効率的なシングルタスクとは、1つのタスクをずっと続けることを意味するものではありません。
1つ1つタスクを完了し、処理していくことがシングルタスクの意味になります。
とすると、1回のタスクごとに完了可能な単位までタスクを細分化する必要があります。
ですから、勉強でいえば、「漢字10個書き取り」、「英単語を5個覚える」、「明日の英語の授業の予習」など完了可能な量を1つのタスクとすべきです。
ただ、タスクはできるだけ細分化したほうが望ましいです。
たとえば、「英単語を5個覚える」というタスクの場合、「日本語の意味を確認する」「書き取りをする」「(音声教材の)シャドーイングをする」「発音する」「テストしてみる」などさらにタスクを細分化することができます。
こうすることで1つ1つの作業量が小さくなり、より気軽にタスクに取り組むことができます。
では、これを勉強ではなくて、実際の仕事で考えてみます。
たとえば「メールの確認」という作業で考えた場合、「(件名から)メールの優先順位を判断する」「(優先順位に従い)メールを読む」「メール返信の要否について判断する」「返信文を書く」「見直し、返信する」という形にタスクを細分化することができます。
タスクを細分化するメリット
このようにタスクを細分化するメリットは、さきに挙げたものを含めて以下のものがあります。
- 1つ1つの作業量が小さくなり、より気軽にタスクに取り組むことができる
- 1つ1つタスクをこなしていくことで、タスクの完了による達成感を得やすいため、モチベーションの向上につながる
- タスクを細分化する課程で全体のプロセスを把握するため、計画建てて作業を進めることができる
- こなさなくてはいけない作業(タスク)が明確となり、作業効率が向上する
シングルタスクの仕事のやり方のコツ:タスクに優先順位をつける
シングルタスク的な仕事のやり方で特に避けなければならないのは、優先順位を付けずに目の前の仕事に愚直に取り組むことです。
忙しい現代人には、与えられた(もしくはやらなければいけない)すべての仕事をこなすことは不可能に近いといえます。
そのため、実際に仕事に取り掛かる前に、先のタスクの細分化に加え、それらのタスクに優先順位をつけることが必要です。
特に、もともとマルチタスク的な処理よりもシングルタスク的な処理の方を好む「シングルタスク派」の人の中には、この優先順位をつけることが苦手な人が多いようです。
そのため、与えられた仕事を与えられた順番に愚直にこなしてしまい、どこかで行き詰まるか、ストレスを感じてしまうという結果になりやすいです。
そこで、実際のタスクに取り組む前に、各タスクに優先順位をつけること自体を2番目に取り組むタスクとすべきです。(なお、1番目に取り組むタスクは、タスクの細分化です。)

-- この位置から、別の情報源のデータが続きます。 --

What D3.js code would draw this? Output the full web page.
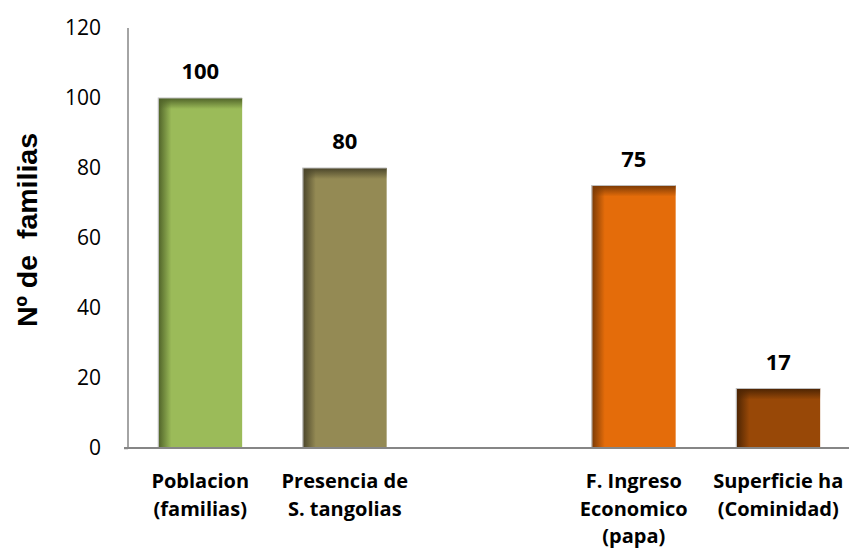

さきほど例にあげた勉強やメールの確認作業の場合、具体的な内容は毎回異なるとしても、やるべきタスクとしては決まったことが多いです。
このようなタスクはなるべく定型化(ルーチン化)して、毎回細分化や順位付けをしなくて済むようにすることが、シングルタスク派の人のストレスを減らしますし、細分化作業や順位付け作業がなくなる分、さらなる効率化を図ることができます。
そのため、月に1回程度はルーチン化できるタスクがないか判断するために、定型的なタスクと非定型的なタスクの仕分け作業を1つのタスクとして実施する時間をつくるようにします。
マルチタスクの仕事のやり方も必要
このように作業を細分化し、優先順位をつけ、シングルタスクとして処理していくことで効率的に仕事を進めていくことが可能です。

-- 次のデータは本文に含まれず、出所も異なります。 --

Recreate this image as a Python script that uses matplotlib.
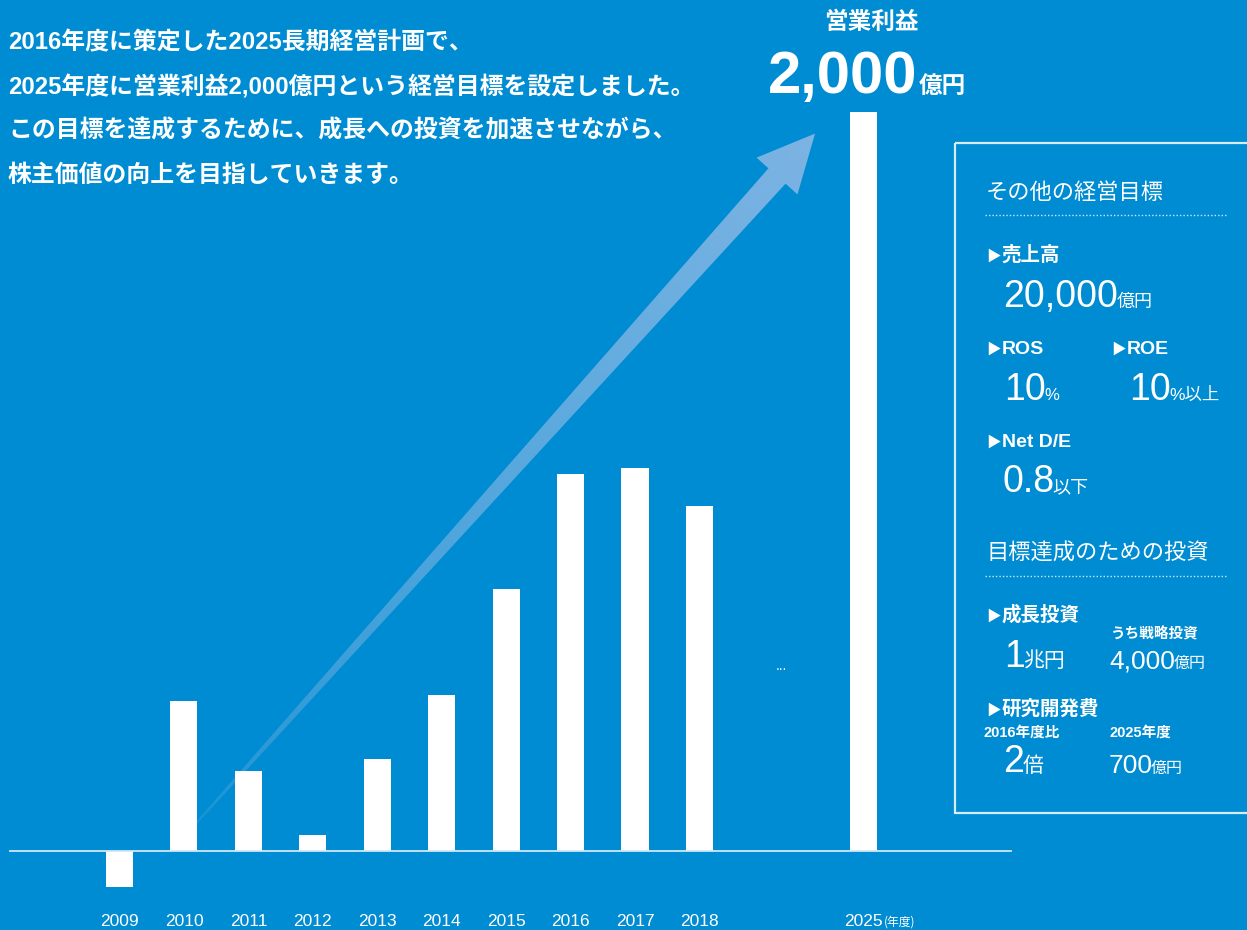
import numpy as np
import matplotlib
matplotlib.use("Agg")
import matplotlib.pyplot as plt
import matplotlib.transforms as mtransforms
from matplotlib.patches import Polygon, Rectangle

# data (operating profit, 100M yen)
years = ["2009", "2010", "2011", "2012", "2013", "2014", "2015", "2016", "2017", "2018", "2025"]
profit = [-97, 406, 217, 43, 249, 422, 709, 1020, 1037, 934, 2000]
positions = list(range(10)) + [11.55]

intro = ["2016年度に策定した2025長期経営計画で、",
         "2025年度に営業利益2,000億円という経営目標を設定しました。",
         "この目標を達成するために、成長への投資を加速させながら、",
         "株主価値の向上を目指していきます。"]

BG = "#008cd2"
W, H = 1247, 930
LAT = ["Liberation Sans", "Noto Sans CJK JP", "DejaVu Sans"]
JP = ["Noto Sans CJK JP", "DejaVu Sans"]
NARROW = ["Liberation Sans Narrow", "Liberation Sans", "Noto Sans CJK JP"]

fig = plt.figure(figsize=(W / 100, H / 100), dpi=100, facecolor=BG)
bg = fig.add_axes([0, 0, 1, 1])
bg.set_facecolor(BG)
ax = fig.add_axes([0, 0, 1, 1])
ax.patch.set_alpha(0)

# --- gradient arrow (decoration) ---
S = np.array([165.0, 858.0])
B = np.array([777.0, 176.0])
u = (B - S) / np.linalg.norm(B - S)
n = np.array([-u[1], u[0]])
T = B + u * 57
pts = [S + n * 0.5, B + n * 11.5, B + n * 27.5, T, B - n * 27.5, B - n * 11.5, S - n * 0.5]
arrow = Polygon(pts, closed=True, fill=False, lw=0)
bg.add_patch(arrow)
gx, gy = np.meshgrid(np.linspace(0, W, 624), np.linspace(0, H, 466))
t = ((gx - S[0]) * u[0] + (gy - S[1]) * u[1]) / np.linalg.norm(T - S)
t = np.clip(t, 0, 1) ** 0.55
img = np.zeros(gx.shape + (4,))
img[..., 0] = 125 / 255
img[..., 1] = 180 / 255
img[..., 2] = 227 / 255
img[..., 3] = t
im = bg.imshow(img, extent=[0, W, H, 0], aspect="auto", interpolation="bilinear", zorder=1)
im.set_clip_path(arrow)

bg.set_xlim(0, W)
bg.set_ylim(H, 0)
bg.axis("off")

# --- bars ---
px_per_unit = 739 / 2000
ax.set_xlim(-119.5 / 64.44, (W - 119.5) / 64.44)
ax.set_ylim(-(H - 851) / px_per_unit, 851 / px_per_unit)
ax.axis("off")
ax.bar(positions, profit, width=0.42, color="white", zorder=3)
ax.plot([-109.5 / 64.44, 891.5 / 64.44], [0, 0], color="#cfe9f8", lw=1.3, zorder=4)

lab = mtransforms.blended_transform_factory(ax.transData, bg.transData)
for p, yr in zip(positions, years):
    ax.text(p, 921, yr, transform=lab, ha="center", va="center", color="white",
            fontsize=12.5, family=NARROW)
bg.text(884, 922, "(年度)", ha="left", va="center", color="white", fontsize=8.5, family=JP)
bg.text(781, 666, "...", ha="center", va="center", color="white", fontsize=10, family=LAT)

renderer = fig.canvas.get_renderer()


def rich(x, y, parts, gap=-1):
    for s, size, weight in parts:
        txt = bg.text(x, y, s, fontsize=size, fontweight=weight, color="white",
                      ha="left", va="baseline", family=LAT, zorder=5)
        x = txt.get_window_extent(renderer).x1 + gap


# intro paragraph
for i, line in enumerate(intro):
    bg.text(8, 43 + 44 * i, line, fontsize=17.2, fontweight="bold", color="white",
            ha="left", va="center", family=LAT)

# headline target
bg.text(871, 22, "営業利益", fontsize=17, fontweight="bold", color="white",
        ha="center", va="center", family=JP)
rich(768, 93, [("2,000", 43, "bold"), ("億円", 17, "bold")], gap=1)

# --- right panel ---
bg.add_patch(Rectangle((955, 143), 400, 670, fill=False, ec="#d6edf9", lw=1.6, zorder=2))
for yy in (215, 576):
    bg.plot([985, 1228], [yy, yy], color="white", alpha=0.8, lw=1, ls=(0, (1, 1.5)))

bg.text(986, 192, "その他の経営目標", fontsize=16, color="white", ha="left", va="center", family=JP)
bg.text(986, 553, "目標達成のための投資", fontsize=16, color="white", ha="left", va="center", family=JP)

rich(986, 261, [("▶", 10.5, "normal"), ("売上高", 14, "bold")], gap=1)
rich(1003, 307, [("20,000", 27, "normal"), ("億円", 13, "normal")])

rich(986, 354, [("▶", 10.5, "normal"), ("ROS", 14, "bold")], gap=1)
rich(1111, 354, [("▶", 10.5, "normal"), ("ROE", 14, "bold")], gap=1)
rich(1004, 400, [("10", 27, "normal"), ("%", 12, "normal")])
rich(1129, 400, [("10", 27, "normal"), ("%以上", 12.5, "normal")])

rich(986, 447, [("▶", 10.5, "normal"), ("Net D/E", 14, "bold")], gap=1)
rich(1002, 492, [("0.8", 27, "normal"), ("以下", 13, "normal")], gap=-2)

rich(986, 621, [("▶", 10.5, "normal"), ("成長投資", 14, "bold")], gap=1)
bg.text(1111, 633, "うち戦略投資", fontsize=10.5, fontweight="bold", color="white",
        ha="left", va="center", family=JP)
rich(1004, 667, [("1", 27, "normal"), ("兆円", 15, "normal")], gap=-2)
rich(1109, 668, [("4,000", 19, "normal"), ("億円", 11.5, "normal")])

rich(986, 715, [("▶", 10.5, "normal"), ("研究開発費", 14, "bold")], gap=1)
bg.text(984, 733, "2016年度比", fontsize=10.5, fontweight="bold", color="white",
        ha="left", va="center", family=LAT)
bg.text(1110, 733, "2025年度", fontsize=10.5, fontweight="bold", color="white",
        ha="left", va="center", family=LAT)
rich(1003, 772, [("2", 27, "normal"), ("倍", 15, "normal")], gap=-1)
rich(1109, 773, [("700", 19, "normal"), ("億円", 11.5, "normal")], gap=-2)

fig.savefig("out.png", dpi=100, facecolor=BG)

では、すべての作業をシングルタスクとして処理するのがいいのかというと、そうでもありません。
マルチタスクとして実施した方がいい作業もあります。
それは勉強などのインプット作業です。
仕事をする社会人にも教養や英語、資格、スキルの勉強としてのインプット作業は必要です。
もちろん勉強だけの効率でいえば、シングルタスクとマルチタスクのどちらが優れているかといえば、シングルタスクの方が優れています。

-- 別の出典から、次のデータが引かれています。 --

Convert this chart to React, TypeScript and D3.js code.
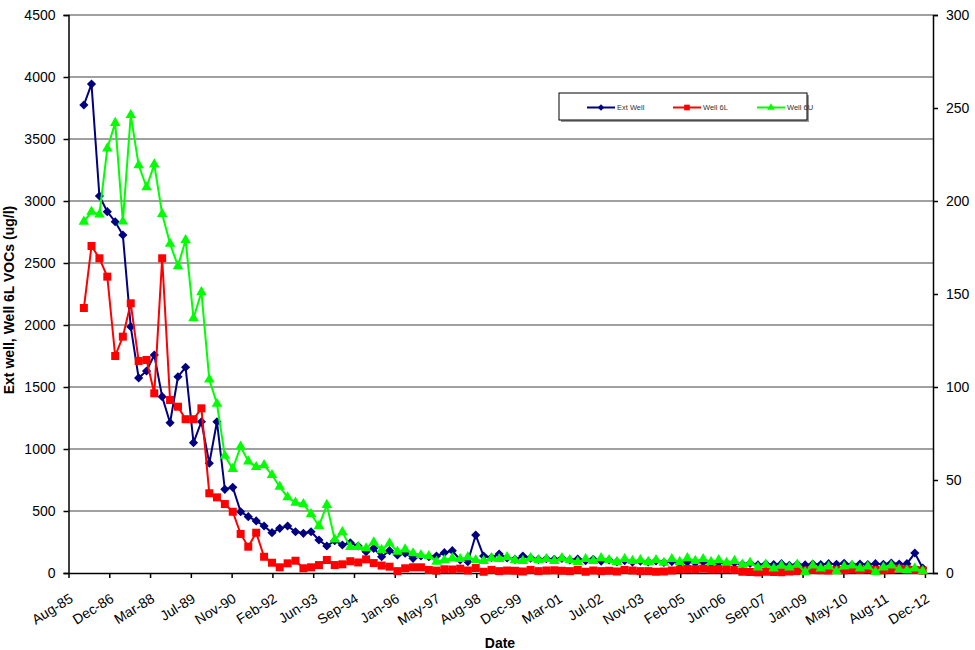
import React, { useRef, useEffect } from "react";
import * as d3 from "d3";

// quarterly sampling, Feb-86 .. Nov-12
const firstSample = new Date(1986, 1, 15);

// Ext Well (ug/l, left axis)
const extWell = [
  3774, 3943, 3040, 2914, 2833, 2726, 1986, 1573, 1629, 1758, 1422, 1212,
  1583, 1659, 1051, 1220, 885, 1220, 675, 691, 494, 454, 420, 379,
  325, 360, 379, 333, 320, 333, 266, 218, 260, 226, 244, 218,
  172, 199, 131, 180, 145, 159, 118, 137, 131, 137, 164, 180,
  105, 91, 306, 137, 125, 153, 121, 110, 137, 120, 110, 115,
  110, 118, 105, 112, 100, 110, 95, 105, 91, 100, 88, 95,
  90, 98, 85, 92, 80, 88, 82, 90, 78, 85, 75, 82,
  70, 78, 65, 72, 68, 75, 62, 70, 65, 72, 68, 75,
  70, 78, 65, 72, 68, 75, 70, 80, 72, 75, 161, 40,
];

// Well 6L (ug/l, left axis)
const well6L = [
  2137, 2637, 2538, 2390, 1750, 1906, 2175, 1710, 1718, 1449, 2538, 1395,
  1341, 1240, 1240, 1328, 643, 610, 556, 494, 315, 212, 325, 131,
  83, 46, 78, 99, 38, 46, 64, 105, 64, 70, 95, 85,
  110, 80, 60, 51, 15, 38, 46, 46, 24, 19, 30, 28,
  35, 20, 40, 10, 25, 15, 20, 18, 12, 25, 15, 20,
  22, 18, 15, 25, 10, 20, 15, 18, 12, 25, 20, 15,
  15, 10, 12, 20, 28, 32, 30, 35, 28, 32, 30, 25,
  10, 8, 5, 10, 8, 6, 12, 15, 20, 25, 22, 20,
  25, 22, 28, 24, 30, 26, 22, 28, 35, 30, 25, 20,
];

// Well 6U (ug/l, right axis)
const well6U = [
  188.9, 194.2, 192.8, 228.3, 242, 189, 246.2, 219.3, 207.4, 219.7, 193, 177,
  165, 179, 137, 151, 104, 91, 63, 56, 68, 60, 57, 58,
  52.7, 46.4, 40.7, 37.8, 37.1, 31.7, 25.3, 36.6, 18, 22, 14, 14,
  13.3, 16.5, 12.4, 16, 11.5, 12.7, 10.6, 9.7, 9.1, 6.1, 7, 8,
  7.5, 8.5, 7, 6.5, 8, 7.5, 8.5, 7, 6.5, 8, 7, 7.5,
  6.5, 8, 7, 6, 7.5, 6.5, 8, 7, 6, 7.5, 6.5, 7,
  6, 7, 5.5, 7.5, 6, 8, 6.5, 7.5, 6, 7, 5.5, 6.5,
  4.5, 5.5, 3, 4.5, 2.5, 4, 3, 4.5, 0.5, 4, 2.5, 3.5,
  1, 3.5, 4, 2.5, 3.5, 0.5, 3, 4, 2, 1.5, 2.5, 1,
];

const seriesNames = ["Ext Well", "Well 6L", "Well 6U"];
const seriesColors = ["#000080", "#ff0000", "#00ff00"];

const leftTicks = [0, 500, 1000, 1500, 2000, 2500, 3000, 3500, 4000, 4500];
const rightTicks = [0, 50, 100, 150, 200, 250, 300];
const xTickStart = new Date(1985, 7, 20);
const xTickDays = 475;
const xTickCount = 22;

const App: React.FC = () => {
  const svgRef = useRef<SVGSVGElement | null>(null);

  useEffect(() => {
    const width = 975;
    const height = 650;
    const left = 68.5;
    const right = 933;
    const top = 15;
    const bottom = 573;
    const font = "Arial, 'Liberation Sans', sans-serif";

    const svg = d3.select(svgRef.current);
    svg.selectAll("*").remove();
    svg.attr("width", width).attr("height", height).style("background", "#fff");

    const dates = extWell.map((_, i) => d3.timeMonth.offset(firstSample, i * 3));

    const x = d3
      .scaleTime()
      .domain([xTickStart, new Date(2013, 2, 15)])
      .range([left, right]);
    const yL = d3.scaleLinear().domain([0, 4500]).range([bottom, top]);
    const yR = d3.scaleLinear().domain([0, 300]).range([bottom, top]);

    // gridlines
    svg
      .append("g")
      .selectAll("line")
      .data(leftTicks.slice(1))
      .join("line")
      .attr("x1", left)
      .attr("x2", right)
      .attr("y1", (d) => yL(d))
      .attr("y2", (d) => yL(d))
      .attr("stroke", "#808080")
      .attr("stroke-width", 1.5);

    // left axis
    const gl = svg
      .append("g")
      .attr("transform", `translate(${left},0)`)
      .call(d3.axisLeft(yL).tickValues(leftTicks).tickFormat(d3.format("d")).tickSize(5).tickPadding(8));
    gl.selectAll("text").style("font", `14px ${font}`).attr("fill", "#000");
    gl.selectAll("line, path").attr("stroke", "#000").attr("stroke-width", 1.5);

    // right axis
    const gr = svg
      .append("g")
      .attr("transform", `translate(${right},0)`)
      .call(d3.axisRight(yR).tickValues(rightTicks).tickFormat(d3.format("d")).tickSize(5).tickPadding(8));
    gr.selectAll("text").style("font", `14px ${font}`).attr("fill", "#000");
    gr.selectAll("line, path").attr("stroke", "#000").attr("stroke-width", 1.5);

    // bottom axis
    const xTicks = d3.range(xTickCount).map((i) => d3.timeDay.offset(xTickStart, i * xTickDays));
    const gb = svg
      .append("g")
      .attr("transform", `translate(0,${bottom})`)
      .call(
        d3
          .axisBottom(x)
          .tickValues(xTicks)
          .tickFormat((d) => d3.timeFormat("%b-%y")(d as Date))
          .tickSize(5)
          .tickSizeOuter(0)
      );
    gb.selectAll("line, path").attr("stroke", "#000").attr("stroke-width", 1.5);
    gb.selectAll("text")
      .style("font", `14px ${font}`)
      .attr("fill", "#000")
      .attr("text-anchor", "end")
      .attr("dy", null)
      .attr("y", 0)
      .attr("transform", "translate(5,28) rotate(-32)");

    // series
    const data = [extWell, well6L];
    const symbols = [d3.symbolSquare, d3.symbolSquare, d3.symbolTriangle];
    const sizes = [42, 64, 48];
    const all = [...data.map((v) => ({ v, y: yL })), { v: well6U, y: yR }];

    all.forEach((s, k) => {
      const g = svg.append("g");
      const line = d3
        .line<number>()
        .x((_, i) => x(dates[i]))
        .y((d) => s.y(d));
      g.append("path")
        .datum(s.v)
        .attr("d", line)
        .attr("fill", "none")
        .attr("stroke", seriesColors[k])
        .attr("stroke-width", 2);
      g.selectAll("path.m")
        .data(s.v)
        .join("path")
        .attr("class", "m")
        .attr("d", d3.symbol().type(symbols[k]).size(sizes[k]))
        .attr(
          "transform",
          (d, i) => `translate(${x(dates[i])},${s.y(d)})${k === 0 ? " rotate(45)" : ""}`
        )
        .attr("fill", seriesColors[k]);
    });

    // legend
    const lg = svg.append("g").attr("transform", "translate(559,93)");
    lg.append("rect").attr("x", 2).attr("y", 2).attr("width", 248).attr("height", 27).attr("fill", "#999");
    lg.append("rect")
      .attr("width", 248)
      .attr("height", 27)
      .attr("fill", "#fff")
      .attr("stroke", "#000")
      .attr("stroke-width", 1);
    const lx = [28, 114, 198];
    seriesNames.forEach((name, k) => {
      const it = lg.append("g").attr("transform", `translate(${lx[k]},14.5)`);
      it.append("line").attr("x1", 0).attr("x2", 28).attr("stroke", seriesColors[k]).attr("stroke-width", 2);
      it.append("path")
        .attr("d", d3.symbol().type(symbols[k]).size(sizes[k] * 0.5))
        .attr("transform", `translate(14,0)${k === 0 ? " rotate(45)" : ""}`)
        .attr("fill", seriesColors[k]);
      it.append("text")
        .attr("x", 30)
        .attr("dy", "0.35em")
        .style("font", `7.5px ${font}`)
        .attr("fill", "#333")
        .text(name);
    });

    // axis titles
    svg
      .append("text")
      .attr("transform", `translate(14,${(top + bottom) / 2 + 6}) rotate(-90)`)
      .attr("text-anchor", "middle")
      .style("font", `bold 14px ${font}`)
      .text("Ext well, Well 6L VOCs (ug/l)");
    svg
      .append("text")
      .attr("x", 500)
      .attr("y", 648)
      .attr("text-anchor", "middle")
      .style("font", `bold 14px ${font}`)
      .text("Date");
  }, []);

  return (
    <div style={{ position: "absolute", left: 0, top: 0 }}>
      <svg ref={svgRef} />
    </div>
  );
};

export default App;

ですが、勉強はタスクとしての時間だけでなく、オフの時間にもすることが可能です。
たとえば、電車通勤の合間に英語の音声教材を聴いたり、ビジネス書などをオーディオブックの形でインプットの時間をとることができます。
そういった細切れの時間を活用するには、シングルタスク的なやり方(進め方)よりもマルチタスクとして「ながら作業」を行った方がいいといえます。
もちろん、すべての勉強をマルチタスクとして行ったのでは、勉強の効率が落ちてしまいます。
きちんと机に向かうシングルタスクの時間を取りながら、マルチタスクとして細切れやオフの時間も活用することで、より高い成果をあげることが可能です。
社会人は仕事という形でのアウトプットに偏重しがちですが、マルチタスクによる「ながら作業」を併用することでインプットを効率的に行っていくことできます。